The deep web can be a precarious place.
October 2, 2014, 9:00am

The deep web can be a precarious place. But when it intersects with the physical world, stuff can get nasty really quickly—or funny, depending on how you see it.

For example, take the brouhaha between Jason Lee Van Dyke, a Texas based attorney, and the websites Pink Meth and Doxbin, which post revenge porn and personal details, respectively.

Going back to July, Van Dyke filed a motion against Pink Meth on behalf of a client whose nude images had been uploaded to the site without her permission.


However, Van Dyke also included Tor, the anonymity network used by journalists, activists and cyber-criminals alike, in the legal document. After the internet responded with bafflement at trying to hold Tor responsible, Van Dyke changed course and focused squarely on Pink Meth.

Kicking him like this is about principle

But this is only the start. Shortly after the suit, Doxbin, a site that archives the personal details of thousands if not tens of thousands of individuals for all to see, published Van Dyke's dox (a slang term for identifying documents).

"All I did to Van Dyke originally was call him out on being stupid for trying to sue the Tor Project," a hacker known as nachash told me.

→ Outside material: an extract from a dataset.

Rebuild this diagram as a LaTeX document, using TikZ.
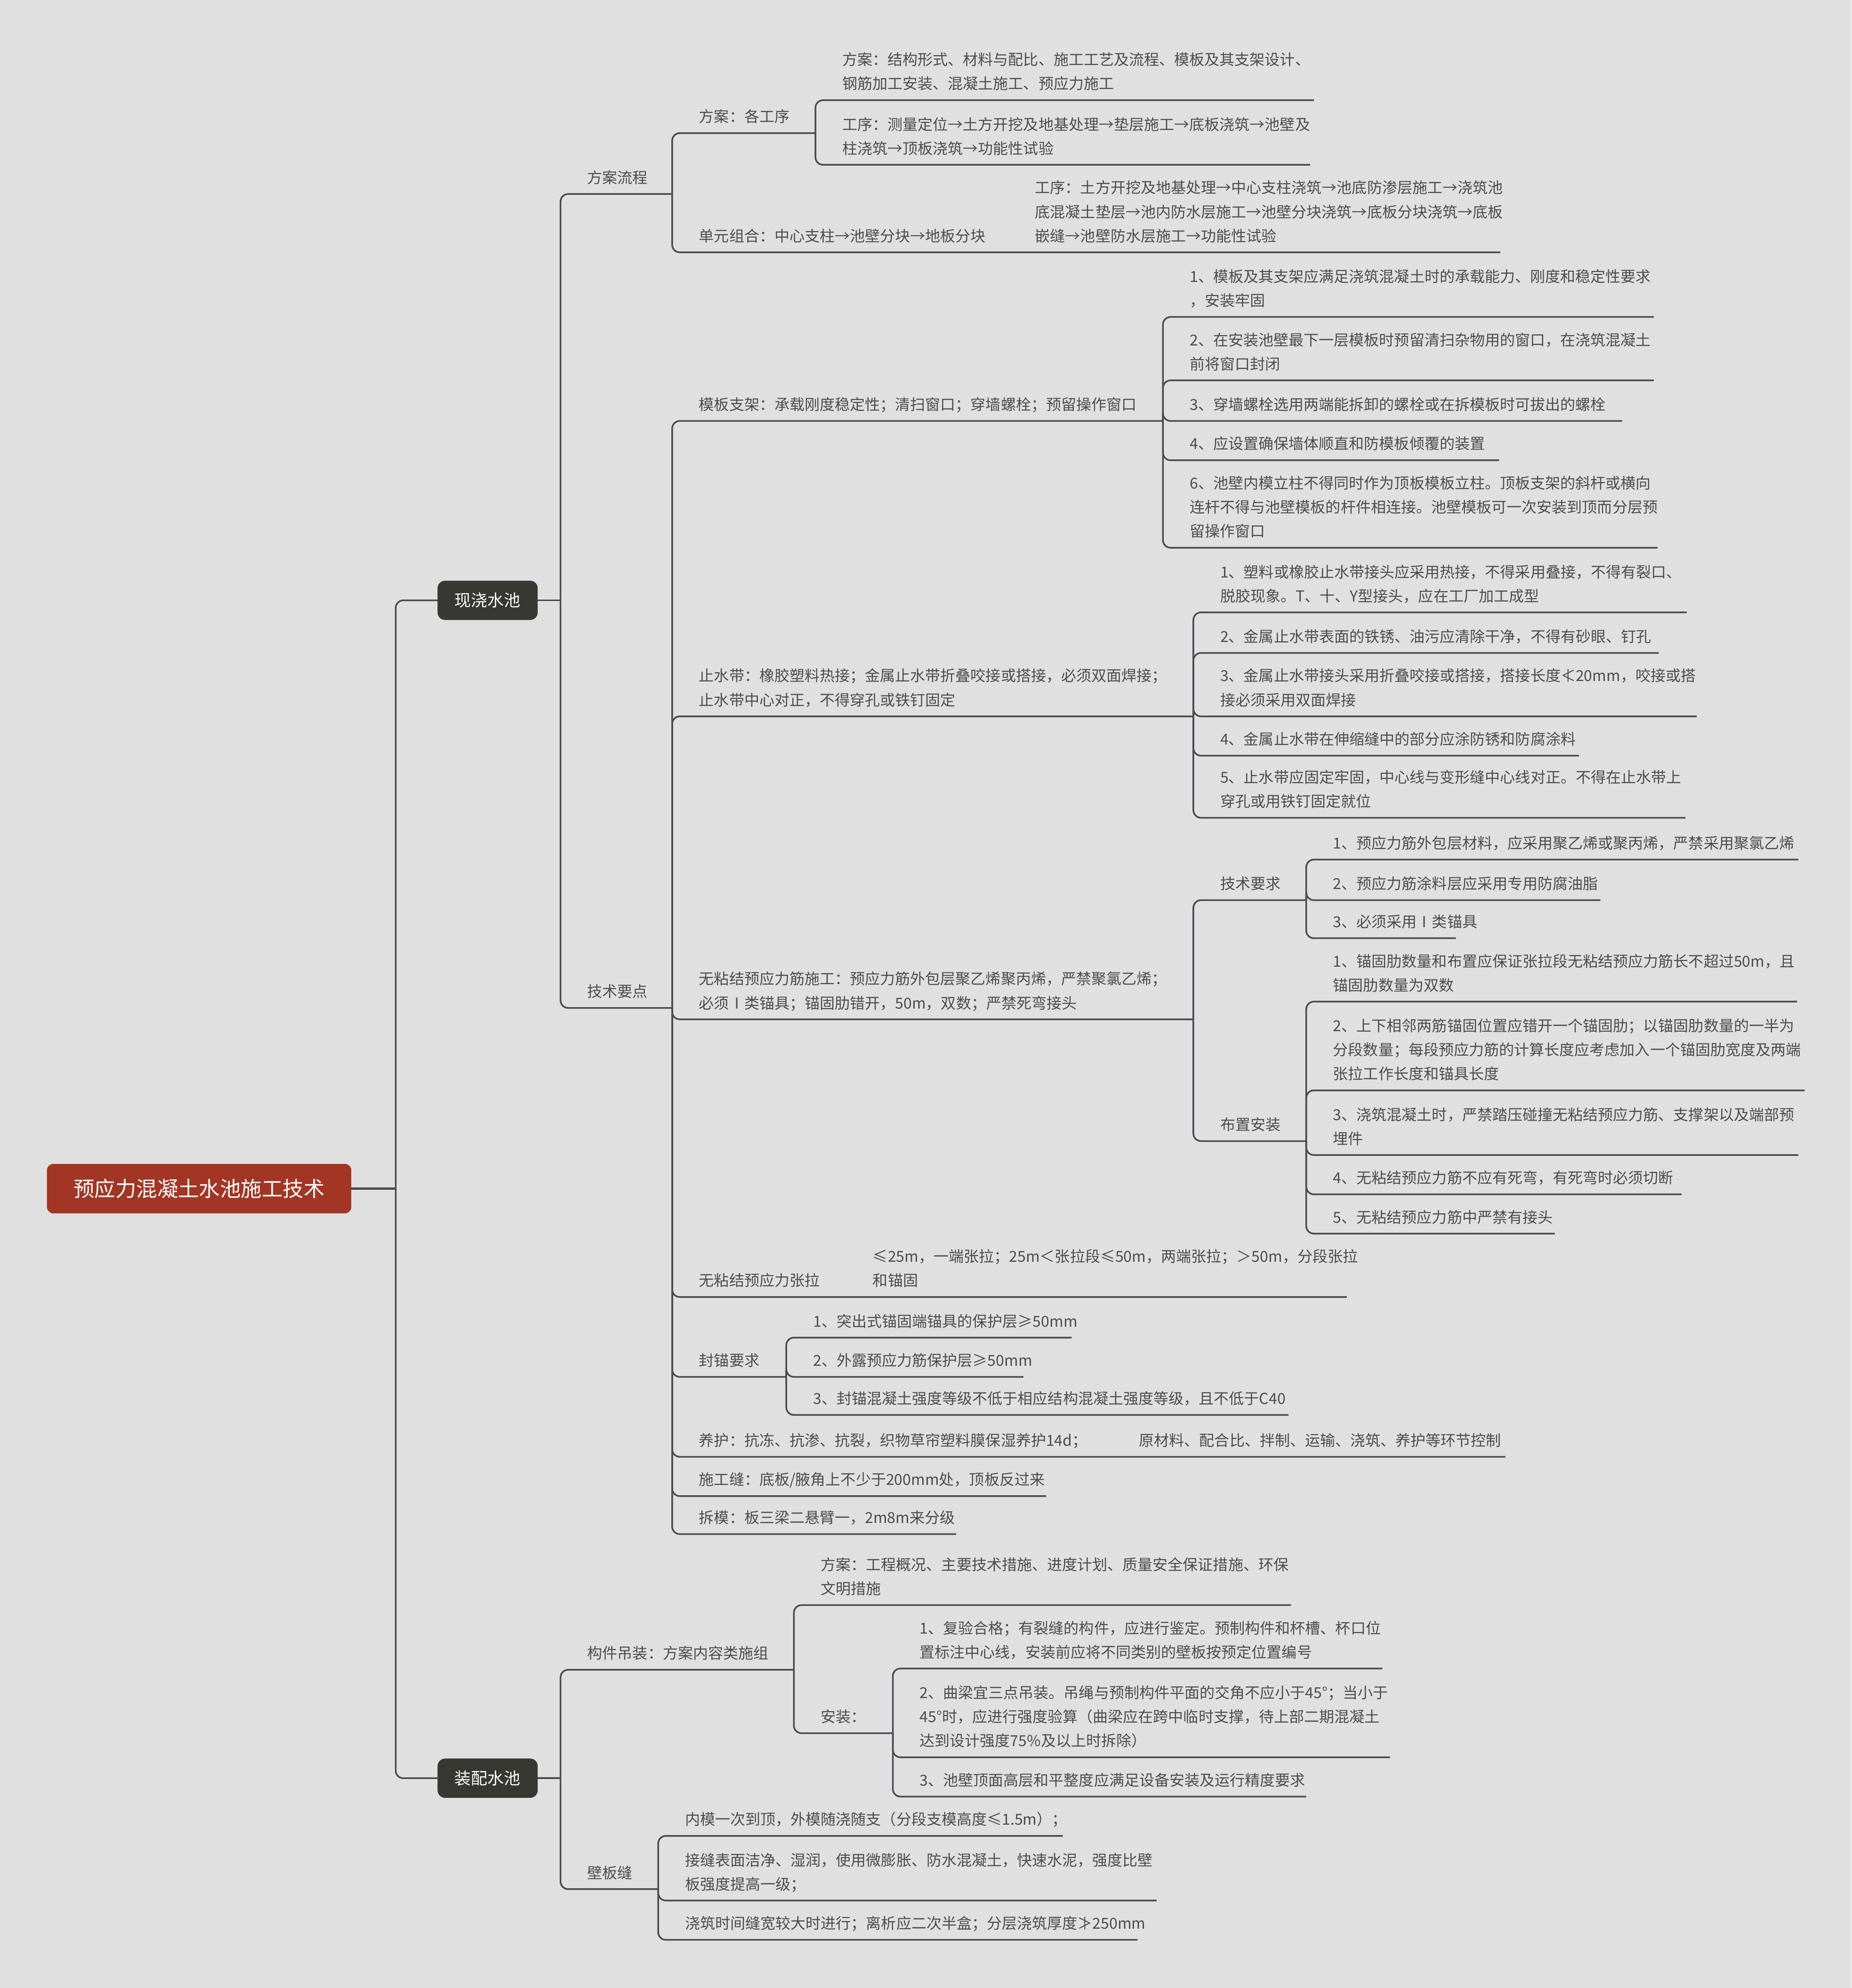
\documentclass[tikz,border=0pt]{standalone}
\usepackage{fontspec}
\setmainfont{Noto Sans CJK SC}
\definecolor{bgc}{RGB}{224,224,224}
\definecolor{linec}{RGB}{74,74,80}
\definecolor{txtc}{RGB}{76,76,76}
\definecolor{rootc}{RGB}{163,53,37}
\definecolor{branchc}{RGB}{56,56,50}
\newcommand\tnode[5]{\node[txt] (#1) at ({#2+21},{-#3}) {#5};\coordinate (#1-e) at (#4,{-#3});}
\newcommand\snode[4]{\node[txt] (#1) at (#2,{-#3}) {#4};}
\begin{document}
\begin{tikzpicture}[x=1pt,y=1pt,
  txt/.style={anchor=south west, yshift=2.6pt, inner sep=0pt, align=left, text=txtc,
    font=\fontsize{11.9}{19}\selectfont, execute at begin node=\strut, execute at end node=\strut},
  conn/.style={draw=linec, line width=1.3pt, rounded corners=6pt},
  rootbox/.style={fill=rootc, rounded corners=5pt, minimum width=240pt, minimum height=39pt,
    inner sep=0pt, text=white, font=\fontsize{16.5}{20}\selectfont},
  branchbox/.style={fill=branchc, rounded corners=6pt, minimum width=79pt, minimum height=31pt,
    inner sep=0pt, text=white, font=\fontsize{13}{16}\selectfont}]
\useasboundingbox[fill=bgc] (0,0) rectangle (1460,-1568);

% ---------- text nodes ----------
\tnode{fa}{442}{153}{530}{方案流程}
\tnode{fa1}{530}{105}{643}{方案：各工序}
\tnode{fa1a}{643}{79}{1036}{方案：结构形式、材料与配比、施工工艺及流程、模板及其支架设计、\\钢筋加工安装、混凝土施工、预应力施工}
\tnode{fa1b}{643}{130}{1033}{工序：测量定位→土方开挖及地基处理→垫层施工→底板浇筑→池壁及\\柱浇筑→顶板浇筑→功能性试验}
\tnode{fa2}{530}{199}{1183}{单元组合：中心支柱→池壁分块→地板分块}
\snode{fa2s}{816}{199}{工序：土方开挖及地基处理→中心支柱浇筑→池底防渗层施工→浇筑池\\底混凝土垫层→池内防水层施工→池壁分块浇筑→底板分块浇筑→底板\\嵌缝→池壁防水层施工→功能性试验}

\tnode{js}{442}{795}{530}{技术要点}
\tnode{m}{530}{332}{917}{模板支架：承载刚度稳定性；清扫窗口；穿墙螺栓；预留操作窗口}
\tnode{m1}{917}{250}{1304}{1、模板及其支架应满足浇筑混凝土时的承载能力、刚度和稳定性要求\\，安装牢固}
\tnode{m2}{917}{300}{1304}{2、在安装池壁最下一层模板时预留清扫杂物用的窗口，在浇筑混凝土\\前将窗口封闭}
\tnode{m3}{917}{332}{1279}{3、穿墙螺栓选用两端能拆卸的螺栓或在拆模板时可拔出的螺栓}
\tnode{m4}{917}{363}{1182}{4、应设置确保墙体顺直和防模板倾覆的装置}
\tnode{m6}{917}{432}{1307}{6、池壁内模立柱不得同时作为顶板模板立柱。顶板支架的斜杆或横向\\连杆不得与池壁模板的杆件相连接。池壁模板可一次安装到顶而分层预\\留操作窗口}

\tnode{z}{530}{565}{941}{止水带：橡胶塑料热接；金属止水带折叠咬接或搭接，必须双面焊接；\\止水带中心对正，不得穿孔或铁钉固定}
\tnode{z1}{941}{483}{1330}{1、塑料或橡胶止水带接头应采用热接，不得采用叠接，不得有裂口、\\脱胶现象。T、十、Y型接头，应在工厂加工成型}
\tnode{z2}{941}{515}{1308}{2、金属止水带表面的铁锈、油污应清除干净，不得有砂眼、钉孔}
\tnode{z3}{941}{565}{1338}{3、金属止水带接头采用折叠咬接或搭接，搭接长度≮20mm，咬接或搭\\接必须采用双面焊接}
\tnode{z4}{941}{596}{1245}{4、金属止水带在伸缩缝中的部分应涂防锈和防腐涂料}
\tnode{z5}{941}{645}{1329}{5、止水带应固定牢固，中心线与变形缝中心线对正。不得在止水带上\\穿孔或用铁钉固定就位}

\tnode{w}{530}{804}{941}{无粘结预应力筋施工：预应力筋外包层聚乙烯聚丙烯，严禁聚氯乙烯；\\必须Ⅰ类锚具；锚固肋错开，50m，双数；严禁死弯接头}
\tnode{wt}{941}{710}{1030}{技术要求}
\tnode{wt1}{1030}{678}{1418}{1、预应力筋外包层材料，应采用聚乙烯或聚丙烯，严禁采用聚氯乙烯}
\tnode{wt2}{1030}{710}{1262}{2、预应力筋涂料层应采用专用防腐油脂}
\tnode{wt3}{1030}{740}{1148}{3、必须采用Ⅰ类锚具}
\tnode{wb}{941}{900}{1030}{布置安装}
\tnode{wb1}{1030}{790}{1417}{1、锚固肋数量和布置应保证张拉段无粘结预应力筋长不超过50m，且\\锚固肋数量为双数}
\tnode{wb2}{1030}{860}{1423}{2、上下相邻两筋锚固位置应错开一个锚固肋；以锚固肋数量的一半为\\分段数量；每段预应力筋的计算长度应考虑加入一个锚固肋宽度及两端\\张拉工作长度和锚具长度}
\tnode{wb3}{1030}{911}{1418}{3、浇筑混凝土时，严禁踏压碰撞无粘结预应力筋、支撑架以及端部预\\埋件}
\tnode{wb4}{1030}{942}{1326}{4、无粘结预应力筋不应有死弯，有死弯时必须切断}
\tnode{wb5}{1030}{973}{1226}{5、无粘结预应力筋中严禁有接头}

\tnode{zl}{530}{1023}{1062}{无粘结预应力张拉}
\snode{zls}{688}{1023}{≤25m，一端张拉；25m＜张拉段≤50m，两端张拉；＞50m，分段张拉\\和锚固}
\tnode{f}{530}{1086}{620}{封锚要求}
\tnode{f1}{620}{1055}{845}{1、突出式锚固端锚具的保护层≥50mm}
\tnode{f2}{620}{1086}{807}{2、外露预应力筋保护层≥50mm}
\tnode{f3}{620}{1116}{1016}{3、封锚混凝土强度等级不低于相应结构混凝土强度等级，且不低于C40}
\tnode{yh}{530}{1149}{1187}{养护：抗冻、抗渗、抗裂，织物草帘塑料膜保湿养护14d；}
\snode{yhs}{898}{1149}{原材料、配合比、拌制、运输、浇筑、养护等环节控制}
\tnode{sg}{530}{1180}{825}{施工缝：底板/腋角上不少于200mm处，顶板反过来}
\tnode{cm}{530}{1210}{754}{拆模：板三梁二悬臂一，2m8m来分级}

\tnode{g}{442}{1317}{626}{构件吊装：方案内容类施组}
\tnode{g1}{626}{1266}{1018}{方案：工程概况、主要技术措施、进度计划、质量安全保证措施、环保\\文明措施}
\tnode{g2}{626}{1367}{704}{安装：}
\tnode{g21}{704}{1316}{1090}{1、复验合格；有裂缝的构件，应进行鉴定。预制构件和杯槽、杯口位\\置标注中心线，安装前应将不同类别的壁板按预定位置编号}
\tnode{g22}{704}{1386}{1096}{2、曲梁宜三点吊装。吊绳与预制构件平面的交角不应小于45°；当小于\\45°时，应进行强度验算（曲梁应在跨中临时支撑，待上部二期混凝土\\达到设计强度75\%及以上时拆除）}
\tnode{g23}{704}{1417}{1030}{3、池壁顶面高层和平整度应满足设备安装及运行精度要求}
\tnode{bb}{442}{1490}{519}{壁板缝}
\tnode{bb1}{519}{1448}{838}{内模一次到顶，外模随浇随支（分段支模高度≤1.5m）；}
\tnode{bb2}{519}{1499}{912}{接缝表面洁净、湿润，使用微膨胀、防水混凝土，快速水泥，强度比壁\\板强度提高一级；}
\tnode{bb3}{519}{1530}{897}{浇筑时间缝宽较大时进行；离析应二次半盒；分层浇筑厚度≯250mm}

% ---------- main nodes ----------
\coordinate (j0) at (312,-937.5);
\coordinate (j1) at (442,-473.5);
\coordinate (j2) at (442,-1402.5);
\draw[conn, line width=1.8pt] (157,-937.5) -- (j0);
\draw[conn] (j0) |- (384.5,-473.5);
\draw[conn] (j0) |- (384.5,-1402.5);
\draw[conn] (384.5,-473.5) -- (j1);
\draw[conn] (384.5,-1402.5) -- (j2);
\node[rootbox] (root) at (157,-937.5) {预应力混凝土水池施工技术};
\node[branchbox] (b1) at (384.5,-473.5) {现浇水池};
\node[branchbox] (b2) at (384.5,-1402.5) {装配水池};

% ---------- connectors ----------
\foreach \c in {fa,js} \draw[conn] (j1) |- (\c-e);
\foreach \c in {g,bb} \draw[conn] (j2) |- (\c-e);
\foreach \c in {fa1,fa2} \draw[conn] (fa-e) |- (\c-e);
\foreach \c in {fa1a,fa1b} \draw[conn] (fa1-e) |- (\c-e);
\foreach \c in {m,z,w,zl,f,yh,sg,cm} \draw[conn] (js-e) |- (\c-e);
\foreach \c in {m1,m2,m3,m4,m6} \draw[conn] (m-e) |- (\c-e);
\foreach \c in {z1,z2,z3,z4,z5} \draw[conn] (z-e) |- (\c-e);
\foreach \c in {wt,wb} \draw[conn] (w-e) |- (\c-e);
\foreach \c in {wt1,wt2,wt3} \draw[conn] (wt-e) |- (\c-e);
\foreach \c in {wb1,wb2,wb3,wb4,wb5} \draw[conn] (wb-e) |- (\c-e);
\foreach \c in {f1,f2,f3} \draw[conn] (f-e) |- (\c-e);
\foreach \c in {g1,g2} \draw[conn] (g-e) |- (\c-e);
\foreach \c in {g21,g22,g23} \draw[conn] (g2-e) |- (\c-e);
\foreach \c in {bb1,bb2,bb3} \draw[conn] (bb-e) |- (\c-e);
\end{tikzpicture}
\end{document}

Nachash claims to be the original owner of Doxbin, which he then handed responsibility of over to another hacker, Intangir, before returning recently himself. "Kicking him like this is about principle," he added.

Van Dyke then posted a public bounty for the two hackers' identifying information via Twitter.

"Increasing the bounty of Intangir and Nachash: $5,000.00 each," he wrote on his private Twitter account. He later told me over the phone that "We placed a bounty on their personal information, because we want to identify who they are so they can be brought to justice."

In response to this, nachash published Van Dyke's social security number. From the outside, it looks like a constant competition to get one up on the opponent—an exchange that escalates at each stage.


And it doesn't end there. Nachash says that Van Dyke's tweets got more explicit, ultimately culminating in a death threat.

"Your kiddies are quite a nuisance. My advice: run and hide. If I find you, I WILL kill both you and your family," Van Dyke allegedly tweeted.

I could not find an original link to the offending tweet, and only saw it from a screenshot that was posted on Twitter. When I asked Van Dyke if he did indeed post such a threat, he said "I'm not going to comment on that."

Screenshot from an account mocking Van Dyke.

Around this time, nachash went a step further and published the social security numbers and other personal details of Van Dyke's parents. According to Van Dyke, multiple attempts have been made to take out massive loans against his and his parents' names, although all have failed so far. "They have not been able to really do anything," he said.

I asked if nachash felt bad for the parents. "Aside from the fact that they must feel bad about raising such a lolcow for a son, not at all," the hacker said. When it comes to the revenge porn site Pink Meth, the owner of which he is in contact with, nachash said that "They pre-screen everything for [child porn], so they're ok by me."

Yesterday, both the Pink Meth and Doxbin twitter accounts were suspended, with nachash allegedly receiving an email from Twitter stating that it was because he is logging in from many different locations—something that internet services typically look out for to prevent fraud, but also a potential side effect of using VPNs or Tor.


But, in the latest stage of the dispute, it appears that Van Dyke may have had a hand in the suspensions himself.

I'm looking to have them destroyed

"I did personally bring it to the attention of attorneys representing Twitter, as to who these people were and what kind of activities they were involved in," he told me. The plan to do this was actually in an earlier legal document, and although Twitter wasn't forced by a court to do anything, Van Dyke did point to the two sites' handles.

"I'm going to do whatever I can to make it difficult for them to communicate their presence to other people—I'm basically trying to destroy their ability to do business," Van Dyke told me. "I'm looking to have them destroyed."

But maybe that won't have such an effect. "To be honest, Twitter had done [zero] for Doxbin stats since I quit tweeting out onion links," nachash said. "Like I quit tweeting links at people in 2012. Twitter's just been about making people laugh/cry."

With all of the back-and-forth, it's easy to forget that the original lawsuit concerned revenge porn. Van Dyke hopes that something good may come out of all this, and that enough attention will lead to legislation that can combat these sort of sites.

"I'm not trying to shut down anyone's right to free speech. My position is—there is no First Amendment right to publish pornographic pictures of someone if you don't have their permission to do it," he said.

But because of the protections of anonymity awarded by technology, it's unlikely that Doxbin is going away any time soon. "He really has no avenues," said nachash, "I've had lots of smarter people than him try to own me before."

This entire episode, as bizarre as it is, is a snapshot of the drama that unfolds in the deep web everyday. From gamers calling SWAT teams on their rivals or hackers posting social security numbers of people who they have never met, it's a weird scene when the net and the world collide.